Le travail de cette jeune artiste cubaine, me replace, moi, la presque vielle européenne, pétrie, sans en avoir vraiment conscience, d’humanisme progressiste et d’universalisme soupçonneusement colonial, devant mes grandes interrogations d’adolescente, auxquelles il n’est sans doute pas vain de revenir après quelques années, avec autant d’assiduité que possible, pour en espérer le réconfort que pourrait produire la sensation d’une minuscule réponse. D’où vient l’humanité ? Qu’est-ce que la culture ? Que veut dire le mot nature ? Qu’y avait-il ici avant que tous cela n’arrive? Tim Ingold, dans son livre « Marcher avec les dragons » reviens sur une vision de l’anthropologie occidentale et propose, notamment pour répondre à ces questions, de remplacer l’actuelle articulation technologie-langage-intelligence par une autre articulation, capable de faire naître l’homme de son environnement, qui serait artisanat-chant-imagination.

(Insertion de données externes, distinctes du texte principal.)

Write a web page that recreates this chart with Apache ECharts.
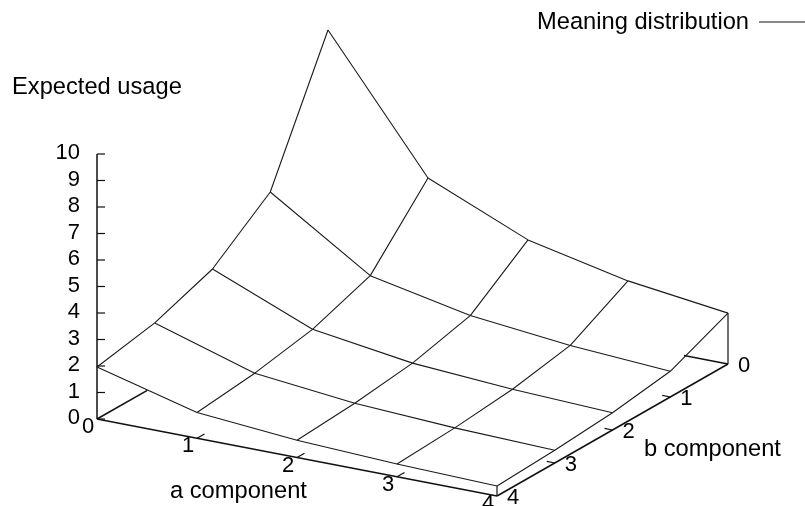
<!DOCTYPE html>
<html><head><meta charset="utf-8">
<style>html,body{margin:0;padding:0;background:#fff}#c{width:805px;height:506px}</style>
<script src="https://cdn.jsdelivr.net/npm/echarts@6/dist/echarts.min.js"></script>
</head><body><div id="c"></div>
<script>
// Values
const aTicks = [0, 1, 2, 3, 4];
const bTicks = [0, 1, 2, 3, 4];
const zTicks = [0, 1, 2, 3, 4, 5, 6, 7, 8, 9, 10];
// expected usage: rows are b = 0..4, columns a = 0..4
const usageB0 = [9.7, 4.84, 3.23, 2.41, 1.92];
const usageB1 = [4.83, 2.4, 1.62, 1.22, 0.97];
const usageB2 = [3.17, 1.62, 1.07, 0.81, 0.65];
const usageB3 = [2.38, 1.21, 0.8, 0.6, 0.48];
const usageB4 = [1.96, 0.97, 0.65, 0.48, 0.38];
const usage = [usageB0, usageB1, usageB2, usageB3, usageB4];
const seriesName = 'Meaning distribution';
// where the back floor edges disappear behind the surface
const backEdgeVisibleToB = 3.13;
const backEdgeVisibleToA = 3.56;

// View projection of the 3D box onto the page plane
const O = [328, 287], AX = [100, 19.25], BX = [-57.75, 33], ZS = 26.5;
const P = (a, b, z) => [O[0] + a*AX[0] + b*BX[0], O[1] + a*AX[1] + b*BX[1] - (z||0)*ZS];

const FONT = 'Liberation Sans', FS = 23.7, TICK_FS = 22;
const axisLine = {color:'#111', width:1.5};
const thinLine = {color:'#1a1a1a', width:1.1};
const series = [];
const seg = (pts, ls, name) => series.push({type:'line', name, data:pts, symbol:'none', silent:true,
  lineStyle:ls, z:2, animation:false, clip:false});
const labels = (items, align, off) => series.push({type:'scatter', data:items.map(i=>({value:i.p, name:i.t})),
  symbolSize:1, itemStyle:{color:'transparent', opacity:1}, silent:true, animation:false, clip:false,
  label:{show:true, position:'inside', formatter:p=>p.name, align, verticalAlign:'middle', offset:off,
    fontFamily:FONT, fontSize:TICK_FS, color:'#000', opacity:1}});

// floor edges and axes
seg([P(0,4),P(4,4)], axisLine);
seg([P(4,4),P(4,0)], axisLine);
seg([P(0,4),P(0,backEdgeVisibleToB)], axisLine);
seg([P(4,0),P(backEdgeVisibleToA,0)], axisLine);
seg([P(0,4,0),P(0,4,10)], axisLine);
seg([P(4,0,0),P(4,0,usage[0][4])], {color:'#111',width:1.2});
seg([P(4,4,0),P(4,4,usage[4][4])], {color:'#111',width:1.2});

// ticks
zTicks.forEach(z=>{const p=P(0,4,z); seg([p,[p[0]+8,p[1]]], {color:'#111',width:1.2});});
aTicks.slice(1,-1).forEach(a=>seg([P(a,4),P(a,3.87)], {color:'#111',width:1.2}));
bTicks.slice(1,-1).forEach(b=>seg([P(4,b),P(3.92,b)], {color:'#111',width:1.2}));

// surface wires
usage.forEach((row,b)=>seg(row.map((z,a)=>P(a,b,z)), thinLine, seriesName));
aTicks.forEach(a=>seg(usage.map((row,b)=>P(a,b,row[a])), thinLine, seriesName));

// tick labels
labels(zTicks.map(z=>({p:P(0,4,z), t:String(z)})), 'right', [-17,-1]);
labels(aTicks.map(a=>({p:P(a,4), t:String(a)})), 'center', [-9,8]);
labels(bTicks.map(b=>({p:P(4,b), t:String(b)})), 'center', [16,2]);

echarts.init(document.getElementById('c'),null,{renderer:'canvas'}).setOption({
  animation:false, backgroundColor:'#fff',
  grid:{left:0, top:0, width:805, height:506},
  xAxis:{type:'value', min:0, max:805, show:false},
  yAxis:{type:'value', min:0, max:506, inverse:true, show:false},
  legend:{data:[{name:seriesName, icon:'rect', itemStyle:{color:'#888'}}], right:0, top:10, align:'right',
    itemWidth:46, itemHeight:2, itemGap:0, padding:0, selectedMode:false,
    textStyle:{fontFamily:FONT, fontSize:FS, color:'#000', padding:[0,5,5,0]}},
  graphic:[
    {type:'text', x:12, y:87, silent:true, style:{text:'Expected usage', font:FS+'px "'+FONT+'"', fill:'#000', verticalAlign:'middle'}},
    {type:'text', x:170, y:491, silent:true, style:{text:'a component', font:FS+'px "'+FONT+'"', fill:'#000', verticalAlign:'middle'}},
    {type:'text', x:644, y:449, silent:true, style:{text:'b component', font:FS+'px "'+FONT+'"', fill:'#000', verticalAlign:'middle'}}
  ],
  series
});
</script></body></html>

Il apparaît que Jenny Feal commence par badigeonner son espace de travail d’un mélange de terre crue et d’eau. La genèse d’un processus fluide qui entraine le geste. Étaler, modeler, dessiner, graver, placer des objets et faire naitre des rapports, c’est à dire l’imagination. Alors tout est en place pour la narration. Il s’agirait de raconter, voire de chanter, avec douceur et poésie et de recoudre les récits qui se sont effilochés suite à de trop nombreuses analyses consécutives et suite à des identités construites en opposition à d’autres identités. Comme si il fallait d’abord refondre les paysages morcelés par des barrières historiques, politiques, idéologique. Retrouver dans la boue ces belles histoires nues, sans vis à vis et par conséquent sans pudeur. Ces histoires sans histoires, qui surgissent au contacte de l’environnement, se construisent dans une immédiateté en relation avec les autres, avec la nature, avec les matériaux en présence et disponibles à la manipulation, à l’assemblage. Une fois que la continuité est retrouvée, que le paysage d’avant est raccommodé à celui d’après, que les chants du passé sont fusionnés littéralement dans l’aluminium (métal particulièrement conducteur), alors oui, nous pouvons de nouveau gravir la montagne. De là haut il est possible d’avoir un point de vue et les symboles peuvent habiller nos pratiques. Mais à présent, nous nous souviendrons de leur vernaculaire fluidité.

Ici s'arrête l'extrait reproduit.